Exercise directions: Retype exactly what runs from the first line of the data to the line with "Servizi e Infrastrutture</span>", keeping both of those lines and skipping pictures.

Data segment:

Start

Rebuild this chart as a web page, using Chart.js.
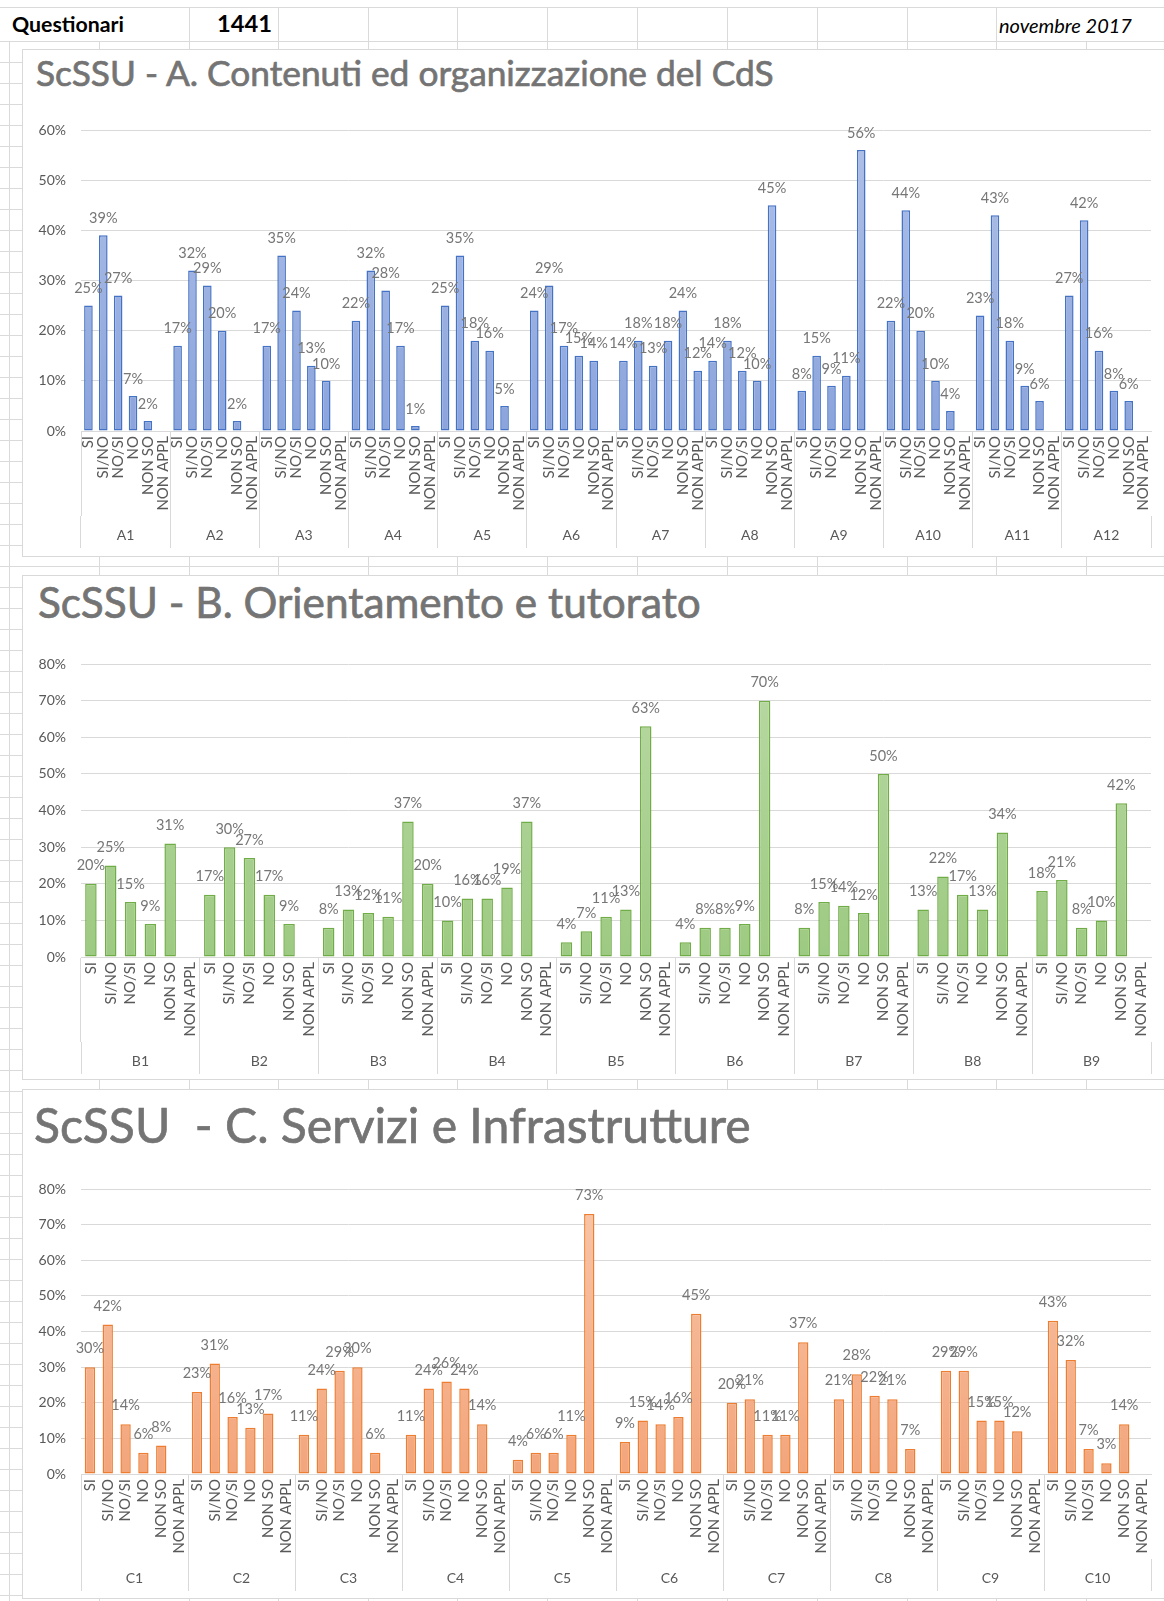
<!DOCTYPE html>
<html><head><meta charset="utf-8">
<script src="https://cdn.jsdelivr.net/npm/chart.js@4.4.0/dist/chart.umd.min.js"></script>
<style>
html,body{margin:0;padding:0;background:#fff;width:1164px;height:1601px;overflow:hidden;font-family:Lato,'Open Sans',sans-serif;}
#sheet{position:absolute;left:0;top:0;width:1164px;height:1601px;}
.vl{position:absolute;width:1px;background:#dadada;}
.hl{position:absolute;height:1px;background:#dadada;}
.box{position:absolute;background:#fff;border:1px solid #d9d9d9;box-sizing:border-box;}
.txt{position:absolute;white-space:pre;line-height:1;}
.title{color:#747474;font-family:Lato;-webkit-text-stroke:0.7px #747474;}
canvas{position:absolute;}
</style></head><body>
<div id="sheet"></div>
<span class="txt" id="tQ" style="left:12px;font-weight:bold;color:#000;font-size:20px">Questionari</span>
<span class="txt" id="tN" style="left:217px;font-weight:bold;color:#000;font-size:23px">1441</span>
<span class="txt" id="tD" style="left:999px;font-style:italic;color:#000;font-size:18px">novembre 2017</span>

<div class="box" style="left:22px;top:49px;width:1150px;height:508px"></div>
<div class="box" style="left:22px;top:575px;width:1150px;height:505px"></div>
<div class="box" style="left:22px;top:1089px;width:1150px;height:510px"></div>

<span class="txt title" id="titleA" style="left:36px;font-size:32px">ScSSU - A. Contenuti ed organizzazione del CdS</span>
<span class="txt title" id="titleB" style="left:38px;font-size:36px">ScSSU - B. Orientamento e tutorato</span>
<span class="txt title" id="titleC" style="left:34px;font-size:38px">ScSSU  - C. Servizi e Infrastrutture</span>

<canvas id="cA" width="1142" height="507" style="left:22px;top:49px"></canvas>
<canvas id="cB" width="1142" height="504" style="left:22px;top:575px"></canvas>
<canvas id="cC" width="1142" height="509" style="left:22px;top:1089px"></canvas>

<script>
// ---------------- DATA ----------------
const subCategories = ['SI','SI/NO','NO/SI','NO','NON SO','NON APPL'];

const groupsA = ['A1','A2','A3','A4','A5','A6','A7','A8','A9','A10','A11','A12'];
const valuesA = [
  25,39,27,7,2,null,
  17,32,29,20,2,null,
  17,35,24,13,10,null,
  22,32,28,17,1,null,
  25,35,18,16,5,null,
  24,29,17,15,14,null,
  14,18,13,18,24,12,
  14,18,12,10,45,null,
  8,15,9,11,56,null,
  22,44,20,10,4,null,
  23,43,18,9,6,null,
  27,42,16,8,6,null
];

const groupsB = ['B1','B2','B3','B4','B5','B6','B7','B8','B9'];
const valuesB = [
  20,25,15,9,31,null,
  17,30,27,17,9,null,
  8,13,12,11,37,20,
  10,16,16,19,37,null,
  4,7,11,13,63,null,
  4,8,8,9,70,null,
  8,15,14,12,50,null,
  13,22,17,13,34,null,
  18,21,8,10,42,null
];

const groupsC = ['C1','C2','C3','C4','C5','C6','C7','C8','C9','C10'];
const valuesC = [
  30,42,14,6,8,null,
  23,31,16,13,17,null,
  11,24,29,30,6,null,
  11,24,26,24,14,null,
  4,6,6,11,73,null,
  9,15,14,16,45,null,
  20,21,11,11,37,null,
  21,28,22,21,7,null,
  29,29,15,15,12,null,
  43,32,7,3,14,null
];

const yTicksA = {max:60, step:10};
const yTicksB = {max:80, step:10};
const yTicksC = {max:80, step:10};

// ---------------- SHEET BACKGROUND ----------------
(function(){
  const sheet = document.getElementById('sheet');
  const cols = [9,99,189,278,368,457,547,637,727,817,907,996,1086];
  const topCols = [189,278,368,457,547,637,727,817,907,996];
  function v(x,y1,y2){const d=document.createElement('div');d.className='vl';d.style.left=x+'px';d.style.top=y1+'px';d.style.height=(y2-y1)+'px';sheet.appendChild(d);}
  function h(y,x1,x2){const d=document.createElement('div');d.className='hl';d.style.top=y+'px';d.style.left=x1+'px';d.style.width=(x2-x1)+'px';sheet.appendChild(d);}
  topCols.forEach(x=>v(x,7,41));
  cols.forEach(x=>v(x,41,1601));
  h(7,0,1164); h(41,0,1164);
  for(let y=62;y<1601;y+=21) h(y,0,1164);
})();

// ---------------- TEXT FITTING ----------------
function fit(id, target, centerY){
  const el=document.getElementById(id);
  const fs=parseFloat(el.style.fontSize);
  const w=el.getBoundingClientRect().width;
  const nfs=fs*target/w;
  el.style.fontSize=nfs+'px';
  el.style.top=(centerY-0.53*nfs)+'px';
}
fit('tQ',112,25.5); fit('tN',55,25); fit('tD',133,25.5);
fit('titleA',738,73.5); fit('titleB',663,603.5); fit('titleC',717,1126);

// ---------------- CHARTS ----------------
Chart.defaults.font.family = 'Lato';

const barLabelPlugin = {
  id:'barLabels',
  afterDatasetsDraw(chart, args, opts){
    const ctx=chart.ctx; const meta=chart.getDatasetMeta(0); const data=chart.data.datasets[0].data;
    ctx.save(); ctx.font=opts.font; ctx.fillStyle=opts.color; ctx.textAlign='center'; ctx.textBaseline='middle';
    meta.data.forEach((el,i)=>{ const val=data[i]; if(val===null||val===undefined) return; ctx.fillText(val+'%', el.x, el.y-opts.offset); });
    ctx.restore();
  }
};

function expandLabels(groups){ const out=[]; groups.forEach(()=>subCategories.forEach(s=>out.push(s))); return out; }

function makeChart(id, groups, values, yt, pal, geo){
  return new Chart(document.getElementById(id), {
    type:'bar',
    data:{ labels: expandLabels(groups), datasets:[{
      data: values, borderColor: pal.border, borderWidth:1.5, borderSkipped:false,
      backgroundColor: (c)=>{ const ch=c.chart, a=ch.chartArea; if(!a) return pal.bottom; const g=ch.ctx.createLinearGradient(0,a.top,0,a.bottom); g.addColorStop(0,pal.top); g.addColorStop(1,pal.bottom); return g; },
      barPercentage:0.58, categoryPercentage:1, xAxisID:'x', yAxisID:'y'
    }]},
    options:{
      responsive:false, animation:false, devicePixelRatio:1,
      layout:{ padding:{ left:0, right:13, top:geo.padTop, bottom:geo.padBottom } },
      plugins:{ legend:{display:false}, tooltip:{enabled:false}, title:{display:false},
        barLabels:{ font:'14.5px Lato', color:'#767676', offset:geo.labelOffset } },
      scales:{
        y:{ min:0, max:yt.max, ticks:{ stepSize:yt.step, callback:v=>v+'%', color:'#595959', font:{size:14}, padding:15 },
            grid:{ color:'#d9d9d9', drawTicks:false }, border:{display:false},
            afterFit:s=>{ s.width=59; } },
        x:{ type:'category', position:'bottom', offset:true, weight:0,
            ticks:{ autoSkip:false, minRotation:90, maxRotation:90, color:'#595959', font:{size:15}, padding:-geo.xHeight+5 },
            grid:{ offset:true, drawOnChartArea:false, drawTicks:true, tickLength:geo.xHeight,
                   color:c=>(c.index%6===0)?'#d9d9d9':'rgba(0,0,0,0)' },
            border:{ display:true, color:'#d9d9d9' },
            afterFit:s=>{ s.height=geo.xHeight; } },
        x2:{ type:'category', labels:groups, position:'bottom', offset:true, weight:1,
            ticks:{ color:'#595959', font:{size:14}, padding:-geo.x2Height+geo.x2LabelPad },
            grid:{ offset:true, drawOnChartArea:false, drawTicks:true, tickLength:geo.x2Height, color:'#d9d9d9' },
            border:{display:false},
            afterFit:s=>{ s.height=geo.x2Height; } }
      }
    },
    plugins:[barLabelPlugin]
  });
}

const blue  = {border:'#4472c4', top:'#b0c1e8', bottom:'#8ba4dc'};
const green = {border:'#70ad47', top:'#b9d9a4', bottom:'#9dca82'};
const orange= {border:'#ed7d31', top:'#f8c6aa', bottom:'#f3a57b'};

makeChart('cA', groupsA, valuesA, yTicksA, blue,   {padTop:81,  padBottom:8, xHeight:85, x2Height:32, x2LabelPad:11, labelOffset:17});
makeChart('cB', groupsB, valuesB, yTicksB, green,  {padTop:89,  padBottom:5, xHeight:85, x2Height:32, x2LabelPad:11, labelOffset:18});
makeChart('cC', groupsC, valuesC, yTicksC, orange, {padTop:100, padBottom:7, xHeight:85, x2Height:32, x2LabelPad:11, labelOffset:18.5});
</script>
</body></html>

End

Solution to the exercise:
Rebuild this chart as a web page, using Chart.js.
<!DOCTYPE html>
<html><head><meta charset="utf-8">
<script src="https://cdn.jsdelivr.net/npm/chart.js@4.4.0/dist/chart.umd.min.js"></script>
<style>
html,body{margin:0;padding:0;background:#fff;width:1164px;height:1601px;overflow:hidden;font-family:Lato,'Open Sans',sans-serif;}
#sheet{position:absolute;left:0;top:0;width:1164px;height:1601px;}
.vl{position:absolute;width:1px;background:#dadada;}
.hl{position:absolute;height:1px;background:#dadada;}
.box{position:absolute;background:#fff;border:1px solid #d9d9d9;box-sizing:border-box;}
.txt{position:absolute;white-space:pre;line-height:1;}
.title{color:#747474;font-family:Lato;-webkit-text-stroke:0.7px #747474;}
canvas{position:absolute;}
</style></head><body>
<div id="sheet"></div>
<span class="txt" id="tQ" style="left:12px;font-weight:bold;color:#000;font-size:20px">Questionari</span>
<span class="txt" id="tN" style="left:217px;font-weight:bold;color:#000;font-size:23px">1441</span>
<span class="txt" id="tD" style="left:999px;font-style:italic;color:#000;font-size:18px">novembre 2017</span>

<div class="box" style="left:22px;top:49px;width:1150px;height:508px"></div>
<div class="box" style="left:22px;top:575px;width:1150px;height:505px"></div>
<div class="box" style="left:22px;top:1089px;width:1150px;height:510px"></div>

<span class="txt title" id="titleA" style="left:36px;font-size:32px">ScSSU - A. Contenuti ed organizzazione del CdS</span>
<span class="txt title" id="titleB" style="left:38px;font-size:36px">ScSSU - B. Orientamento e tutorato</span>
<span class="txt title" id="titleC" style="left:34px;font-size:38px">ScSSU  - C. Servizi e Infrastrutture</span>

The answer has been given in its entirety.